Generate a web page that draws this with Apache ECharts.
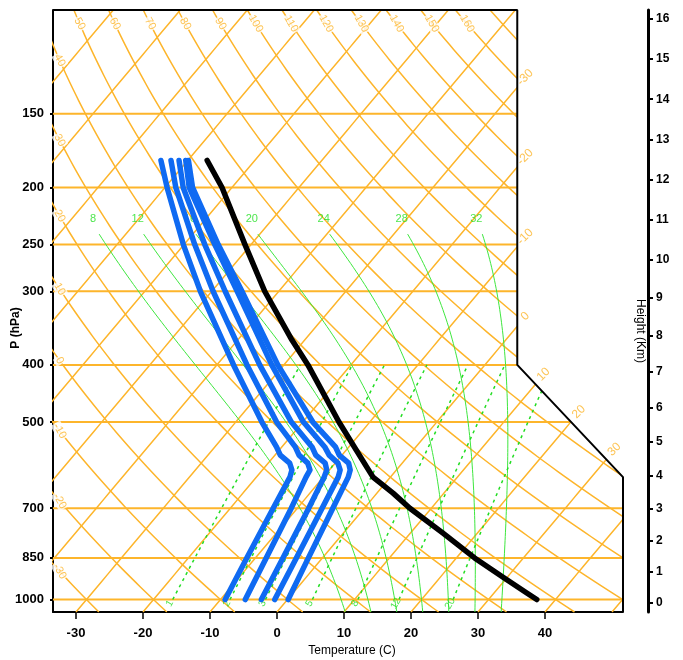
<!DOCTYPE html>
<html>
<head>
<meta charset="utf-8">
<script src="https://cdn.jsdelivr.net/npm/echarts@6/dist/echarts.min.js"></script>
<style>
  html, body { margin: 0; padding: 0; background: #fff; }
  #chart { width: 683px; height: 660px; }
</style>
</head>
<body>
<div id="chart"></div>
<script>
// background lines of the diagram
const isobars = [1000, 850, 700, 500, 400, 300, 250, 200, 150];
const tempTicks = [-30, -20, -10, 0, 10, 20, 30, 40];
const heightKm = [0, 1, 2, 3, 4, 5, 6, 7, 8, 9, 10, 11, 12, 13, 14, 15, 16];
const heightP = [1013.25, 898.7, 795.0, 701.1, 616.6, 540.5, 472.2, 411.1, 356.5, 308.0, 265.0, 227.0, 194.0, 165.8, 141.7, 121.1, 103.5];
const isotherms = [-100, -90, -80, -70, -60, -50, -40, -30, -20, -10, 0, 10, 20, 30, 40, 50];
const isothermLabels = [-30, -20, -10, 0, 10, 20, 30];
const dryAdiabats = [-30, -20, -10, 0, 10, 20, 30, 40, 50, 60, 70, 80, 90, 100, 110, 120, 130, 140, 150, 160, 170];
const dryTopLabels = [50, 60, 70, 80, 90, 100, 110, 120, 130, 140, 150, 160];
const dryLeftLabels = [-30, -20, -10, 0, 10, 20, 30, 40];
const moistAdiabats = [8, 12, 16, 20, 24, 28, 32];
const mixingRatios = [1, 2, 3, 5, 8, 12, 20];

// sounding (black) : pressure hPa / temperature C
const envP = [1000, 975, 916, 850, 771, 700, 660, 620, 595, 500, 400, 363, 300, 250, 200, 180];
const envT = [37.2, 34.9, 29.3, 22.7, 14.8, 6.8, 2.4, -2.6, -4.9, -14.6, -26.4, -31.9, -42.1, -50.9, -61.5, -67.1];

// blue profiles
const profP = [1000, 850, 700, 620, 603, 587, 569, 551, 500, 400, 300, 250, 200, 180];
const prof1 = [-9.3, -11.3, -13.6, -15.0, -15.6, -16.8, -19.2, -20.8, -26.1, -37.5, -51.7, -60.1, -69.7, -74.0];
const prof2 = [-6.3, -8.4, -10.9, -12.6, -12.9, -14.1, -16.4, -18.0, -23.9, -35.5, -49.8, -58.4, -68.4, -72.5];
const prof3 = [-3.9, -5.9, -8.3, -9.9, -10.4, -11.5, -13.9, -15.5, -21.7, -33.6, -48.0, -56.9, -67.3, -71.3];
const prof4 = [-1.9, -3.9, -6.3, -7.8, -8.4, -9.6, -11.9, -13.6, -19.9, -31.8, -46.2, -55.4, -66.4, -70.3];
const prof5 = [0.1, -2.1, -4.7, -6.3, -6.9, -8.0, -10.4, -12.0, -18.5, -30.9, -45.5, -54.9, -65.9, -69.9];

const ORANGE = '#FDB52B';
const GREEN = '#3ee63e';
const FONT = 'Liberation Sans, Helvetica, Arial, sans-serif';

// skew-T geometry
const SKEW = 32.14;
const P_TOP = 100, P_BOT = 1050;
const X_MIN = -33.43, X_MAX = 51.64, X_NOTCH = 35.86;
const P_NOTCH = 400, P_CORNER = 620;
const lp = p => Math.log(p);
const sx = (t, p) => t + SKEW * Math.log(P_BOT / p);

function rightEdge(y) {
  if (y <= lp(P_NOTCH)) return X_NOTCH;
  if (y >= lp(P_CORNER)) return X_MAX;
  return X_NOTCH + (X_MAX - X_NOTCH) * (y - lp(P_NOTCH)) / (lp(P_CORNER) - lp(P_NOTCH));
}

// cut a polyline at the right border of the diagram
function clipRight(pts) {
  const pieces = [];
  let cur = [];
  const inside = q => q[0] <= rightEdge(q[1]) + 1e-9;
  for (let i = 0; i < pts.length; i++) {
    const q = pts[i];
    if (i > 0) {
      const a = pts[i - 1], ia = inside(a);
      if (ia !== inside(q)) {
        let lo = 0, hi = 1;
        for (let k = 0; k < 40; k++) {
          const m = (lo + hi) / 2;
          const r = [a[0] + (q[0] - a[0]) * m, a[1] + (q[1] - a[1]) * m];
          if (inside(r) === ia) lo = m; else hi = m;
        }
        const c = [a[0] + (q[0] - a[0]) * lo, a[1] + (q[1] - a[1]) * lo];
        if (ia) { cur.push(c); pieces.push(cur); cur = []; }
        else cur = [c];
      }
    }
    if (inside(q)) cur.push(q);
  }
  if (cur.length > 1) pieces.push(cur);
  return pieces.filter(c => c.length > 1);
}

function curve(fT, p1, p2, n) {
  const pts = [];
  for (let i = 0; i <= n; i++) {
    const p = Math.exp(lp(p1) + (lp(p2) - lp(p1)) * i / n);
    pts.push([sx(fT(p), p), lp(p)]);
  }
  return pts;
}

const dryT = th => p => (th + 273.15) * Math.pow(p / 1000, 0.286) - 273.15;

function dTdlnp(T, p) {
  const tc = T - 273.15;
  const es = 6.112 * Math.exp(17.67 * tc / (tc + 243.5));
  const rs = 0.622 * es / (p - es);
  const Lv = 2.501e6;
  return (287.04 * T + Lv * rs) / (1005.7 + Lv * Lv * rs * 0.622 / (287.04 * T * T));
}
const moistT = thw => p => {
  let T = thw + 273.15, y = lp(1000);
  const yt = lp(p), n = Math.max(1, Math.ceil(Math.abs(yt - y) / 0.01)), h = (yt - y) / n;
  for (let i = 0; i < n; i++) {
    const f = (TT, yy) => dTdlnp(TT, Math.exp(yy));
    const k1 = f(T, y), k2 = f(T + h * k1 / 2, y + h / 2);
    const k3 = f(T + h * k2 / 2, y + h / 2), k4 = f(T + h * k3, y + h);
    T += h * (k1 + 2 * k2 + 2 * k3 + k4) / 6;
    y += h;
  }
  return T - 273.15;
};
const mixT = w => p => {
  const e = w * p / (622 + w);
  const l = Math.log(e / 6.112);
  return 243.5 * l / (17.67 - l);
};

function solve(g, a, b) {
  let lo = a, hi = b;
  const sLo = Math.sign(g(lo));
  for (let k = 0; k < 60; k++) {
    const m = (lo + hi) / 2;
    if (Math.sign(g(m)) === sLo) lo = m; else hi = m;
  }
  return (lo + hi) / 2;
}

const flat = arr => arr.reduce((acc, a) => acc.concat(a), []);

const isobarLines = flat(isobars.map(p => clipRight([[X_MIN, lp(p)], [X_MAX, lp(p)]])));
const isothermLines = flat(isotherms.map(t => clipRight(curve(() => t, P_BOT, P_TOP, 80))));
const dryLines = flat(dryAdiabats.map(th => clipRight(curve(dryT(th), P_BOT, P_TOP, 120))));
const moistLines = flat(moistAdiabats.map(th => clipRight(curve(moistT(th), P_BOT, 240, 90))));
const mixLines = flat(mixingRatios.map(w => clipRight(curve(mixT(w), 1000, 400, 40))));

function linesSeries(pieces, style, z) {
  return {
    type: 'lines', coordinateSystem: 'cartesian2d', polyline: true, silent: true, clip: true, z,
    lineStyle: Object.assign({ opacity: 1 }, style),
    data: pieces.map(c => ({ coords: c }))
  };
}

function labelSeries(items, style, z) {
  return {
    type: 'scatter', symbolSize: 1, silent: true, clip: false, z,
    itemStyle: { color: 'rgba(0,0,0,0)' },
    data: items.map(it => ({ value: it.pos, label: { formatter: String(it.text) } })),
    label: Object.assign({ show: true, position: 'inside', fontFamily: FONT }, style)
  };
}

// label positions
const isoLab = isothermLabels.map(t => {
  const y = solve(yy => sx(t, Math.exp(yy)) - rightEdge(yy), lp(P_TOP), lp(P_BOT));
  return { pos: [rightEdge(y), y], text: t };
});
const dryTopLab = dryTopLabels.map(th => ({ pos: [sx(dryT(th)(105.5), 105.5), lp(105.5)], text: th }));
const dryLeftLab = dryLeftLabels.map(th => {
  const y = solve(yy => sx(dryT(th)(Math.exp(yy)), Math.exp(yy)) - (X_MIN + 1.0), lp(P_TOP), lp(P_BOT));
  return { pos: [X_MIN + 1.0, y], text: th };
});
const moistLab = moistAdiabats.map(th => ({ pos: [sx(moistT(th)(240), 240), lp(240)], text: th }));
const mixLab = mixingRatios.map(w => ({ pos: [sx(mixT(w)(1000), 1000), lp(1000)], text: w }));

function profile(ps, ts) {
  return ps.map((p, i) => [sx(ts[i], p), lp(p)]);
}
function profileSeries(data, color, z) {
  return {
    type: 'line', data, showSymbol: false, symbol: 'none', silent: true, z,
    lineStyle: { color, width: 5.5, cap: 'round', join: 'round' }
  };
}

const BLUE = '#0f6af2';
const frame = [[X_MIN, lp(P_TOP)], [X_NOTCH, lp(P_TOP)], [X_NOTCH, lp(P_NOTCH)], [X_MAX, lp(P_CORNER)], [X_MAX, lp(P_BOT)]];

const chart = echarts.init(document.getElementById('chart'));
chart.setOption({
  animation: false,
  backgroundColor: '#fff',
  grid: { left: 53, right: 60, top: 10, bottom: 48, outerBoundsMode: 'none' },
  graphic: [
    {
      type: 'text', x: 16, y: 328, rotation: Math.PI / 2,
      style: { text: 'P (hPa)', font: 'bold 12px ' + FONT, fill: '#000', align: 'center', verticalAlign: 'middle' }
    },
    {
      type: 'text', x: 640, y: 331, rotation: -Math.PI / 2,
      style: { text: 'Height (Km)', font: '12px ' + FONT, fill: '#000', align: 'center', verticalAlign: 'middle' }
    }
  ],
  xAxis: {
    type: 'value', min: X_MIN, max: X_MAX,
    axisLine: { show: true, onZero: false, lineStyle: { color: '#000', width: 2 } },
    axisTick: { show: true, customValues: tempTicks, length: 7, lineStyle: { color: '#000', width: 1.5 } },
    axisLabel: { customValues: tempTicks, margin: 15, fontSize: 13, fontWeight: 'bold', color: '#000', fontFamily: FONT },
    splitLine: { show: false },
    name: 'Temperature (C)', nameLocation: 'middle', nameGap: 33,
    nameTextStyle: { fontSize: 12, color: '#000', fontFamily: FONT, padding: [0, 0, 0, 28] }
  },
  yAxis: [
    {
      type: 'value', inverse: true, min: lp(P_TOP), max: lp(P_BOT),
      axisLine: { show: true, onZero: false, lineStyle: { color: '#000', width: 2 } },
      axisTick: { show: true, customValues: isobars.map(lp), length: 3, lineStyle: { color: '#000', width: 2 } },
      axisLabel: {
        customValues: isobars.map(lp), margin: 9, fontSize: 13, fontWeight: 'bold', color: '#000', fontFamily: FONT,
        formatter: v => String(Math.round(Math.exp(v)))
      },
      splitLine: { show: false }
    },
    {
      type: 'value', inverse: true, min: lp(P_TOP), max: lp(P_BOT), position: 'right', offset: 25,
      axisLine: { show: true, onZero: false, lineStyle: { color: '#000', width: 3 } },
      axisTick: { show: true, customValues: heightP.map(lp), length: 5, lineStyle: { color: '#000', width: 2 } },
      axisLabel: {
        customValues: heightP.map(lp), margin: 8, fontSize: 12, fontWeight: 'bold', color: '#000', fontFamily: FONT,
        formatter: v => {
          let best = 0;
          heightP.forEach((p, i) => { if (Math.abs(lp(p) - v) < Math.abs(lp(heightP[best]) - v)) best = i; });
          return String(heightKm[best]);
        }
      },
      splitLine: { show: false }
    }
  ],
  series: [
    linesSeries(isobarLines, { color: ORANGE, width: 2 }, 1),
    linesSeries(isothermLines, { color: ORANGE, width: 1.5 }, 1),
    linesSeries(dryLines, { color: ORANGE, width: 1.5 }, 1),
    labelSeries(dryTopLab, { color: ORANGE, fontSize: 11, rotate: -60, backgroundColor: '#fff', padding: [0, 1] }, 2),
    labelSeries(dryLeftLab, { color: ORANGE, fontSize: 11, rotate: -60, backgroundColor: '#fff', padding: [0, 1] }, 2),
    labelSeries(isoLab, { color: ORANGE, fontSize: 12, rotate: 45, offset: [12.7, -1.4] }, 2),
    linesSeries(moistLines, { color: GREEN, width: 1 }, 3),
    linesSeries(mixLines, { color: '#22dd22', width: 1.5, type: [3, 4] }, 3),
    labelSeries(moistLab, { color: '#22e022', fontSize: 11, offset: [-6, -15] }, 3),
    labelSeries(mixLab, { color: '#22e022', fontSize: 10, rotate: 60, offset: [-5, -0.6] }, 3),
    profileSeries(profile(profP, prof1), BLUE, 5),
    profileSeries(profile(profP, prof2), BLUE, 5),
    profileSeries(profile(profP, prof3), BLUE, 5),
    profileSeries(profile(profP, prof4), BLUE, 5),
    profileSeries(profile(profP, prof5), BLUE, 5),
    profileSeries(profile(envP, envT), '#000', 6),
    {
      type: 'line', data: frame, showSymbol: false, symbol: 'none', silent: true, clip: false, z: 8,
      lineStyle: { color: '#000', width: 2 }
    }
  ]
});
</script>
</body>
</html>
================
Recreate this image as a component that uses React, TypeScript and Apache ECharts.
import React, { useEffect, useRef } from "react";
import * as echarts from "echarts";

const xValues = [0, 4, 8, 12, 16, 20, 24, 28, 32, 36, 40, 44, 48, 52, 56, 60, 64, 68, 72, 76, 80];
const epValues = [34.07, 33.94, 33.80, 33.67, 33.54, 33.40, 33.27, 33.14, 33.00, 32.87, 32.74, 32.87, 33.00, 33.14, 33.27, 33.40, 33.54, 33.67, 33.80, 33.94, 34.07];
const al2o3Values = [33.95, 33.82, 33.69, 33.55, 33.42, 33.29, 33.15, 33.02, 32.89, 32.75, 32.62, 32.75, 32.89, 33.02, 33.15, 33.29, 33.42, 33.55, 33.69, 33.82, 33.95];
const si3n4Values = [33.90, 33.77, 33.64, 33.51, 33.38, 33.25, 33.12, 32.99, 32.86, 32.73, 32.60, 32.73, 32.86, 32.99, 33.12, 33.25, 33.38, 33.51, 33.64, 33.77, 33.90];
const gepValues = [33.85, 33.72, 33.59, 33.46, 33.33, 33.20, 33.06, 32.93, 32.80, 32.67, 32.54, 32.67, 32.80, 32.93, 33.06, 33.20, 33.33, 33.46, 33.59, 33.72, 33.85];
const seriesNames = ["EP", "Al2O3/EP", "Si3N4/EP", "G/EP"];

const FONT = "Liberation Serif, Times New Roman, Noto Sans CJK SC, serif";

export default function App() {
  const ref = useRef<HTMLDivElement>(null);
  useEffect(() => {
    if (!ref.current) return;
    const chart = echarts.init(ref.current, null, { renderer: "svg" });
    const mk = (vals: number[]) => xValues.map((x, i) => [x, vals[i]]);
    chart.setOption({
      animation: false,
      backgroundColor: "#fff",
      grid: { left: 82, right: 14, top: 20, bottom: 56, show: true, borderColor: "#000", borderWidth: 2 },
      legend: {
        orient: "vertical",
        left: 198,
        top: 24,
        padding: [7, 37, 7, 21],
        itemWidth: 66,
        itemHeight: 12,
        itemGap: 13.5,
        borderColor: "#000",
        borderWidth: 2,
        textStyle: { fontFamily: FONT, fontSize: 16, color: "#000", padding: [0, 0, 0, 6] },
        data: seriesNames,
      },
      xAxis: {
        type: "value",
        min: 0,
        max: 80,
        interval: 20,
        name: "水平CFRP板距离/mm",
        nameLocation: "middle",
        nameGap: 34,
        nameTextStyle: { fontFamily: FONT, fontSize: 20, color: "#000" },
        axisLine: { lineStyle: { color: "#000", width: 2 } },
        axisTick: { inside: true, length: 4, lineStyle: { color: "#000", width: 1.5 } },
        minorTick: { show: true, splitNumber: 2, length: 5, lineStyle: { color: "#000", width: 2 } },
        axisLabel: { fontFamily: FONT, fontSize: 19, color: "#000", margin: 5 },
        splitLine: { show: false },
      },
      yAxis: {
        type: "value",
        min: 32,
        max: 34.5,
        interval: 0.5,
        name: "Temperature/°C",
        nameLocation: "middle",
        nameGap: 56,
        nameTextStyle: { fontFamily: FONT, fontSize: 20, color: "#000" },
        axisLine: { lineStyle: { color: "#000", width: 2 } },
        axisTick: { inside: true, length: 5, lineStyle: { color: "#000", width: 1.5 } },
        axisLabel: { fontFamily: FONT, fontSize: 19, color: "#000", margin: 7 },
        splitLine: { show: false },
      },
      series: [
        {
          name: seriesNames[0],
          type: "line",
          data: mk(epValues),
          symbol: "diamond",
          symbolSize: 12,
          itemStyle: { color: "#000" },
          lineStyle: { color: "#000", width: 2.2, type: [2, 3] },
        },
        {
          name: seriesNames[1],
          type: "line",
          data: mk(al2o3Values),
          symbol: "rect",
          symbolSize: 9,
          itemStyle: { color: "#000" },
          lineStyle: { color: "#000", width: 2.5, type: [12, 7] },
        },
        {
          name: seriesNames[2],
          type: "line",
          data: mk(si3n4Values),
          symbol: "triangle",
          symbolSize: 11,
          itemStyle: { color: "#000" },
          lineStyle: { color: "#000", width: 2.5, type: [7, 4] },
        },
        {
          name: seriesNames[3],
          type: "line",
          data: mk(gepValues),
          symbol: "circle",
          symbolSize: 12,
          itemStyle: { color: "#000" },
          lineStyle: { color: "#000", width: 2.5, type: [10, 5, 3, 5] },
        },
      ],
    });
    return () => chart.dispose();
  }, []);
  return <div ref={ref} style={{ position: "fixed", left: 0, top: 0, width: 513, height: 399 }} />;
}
================
STATED GOAL: In the data above, count the lines where the word "that" appears; reply with the number only.

COMPLETED EXERCISE: 2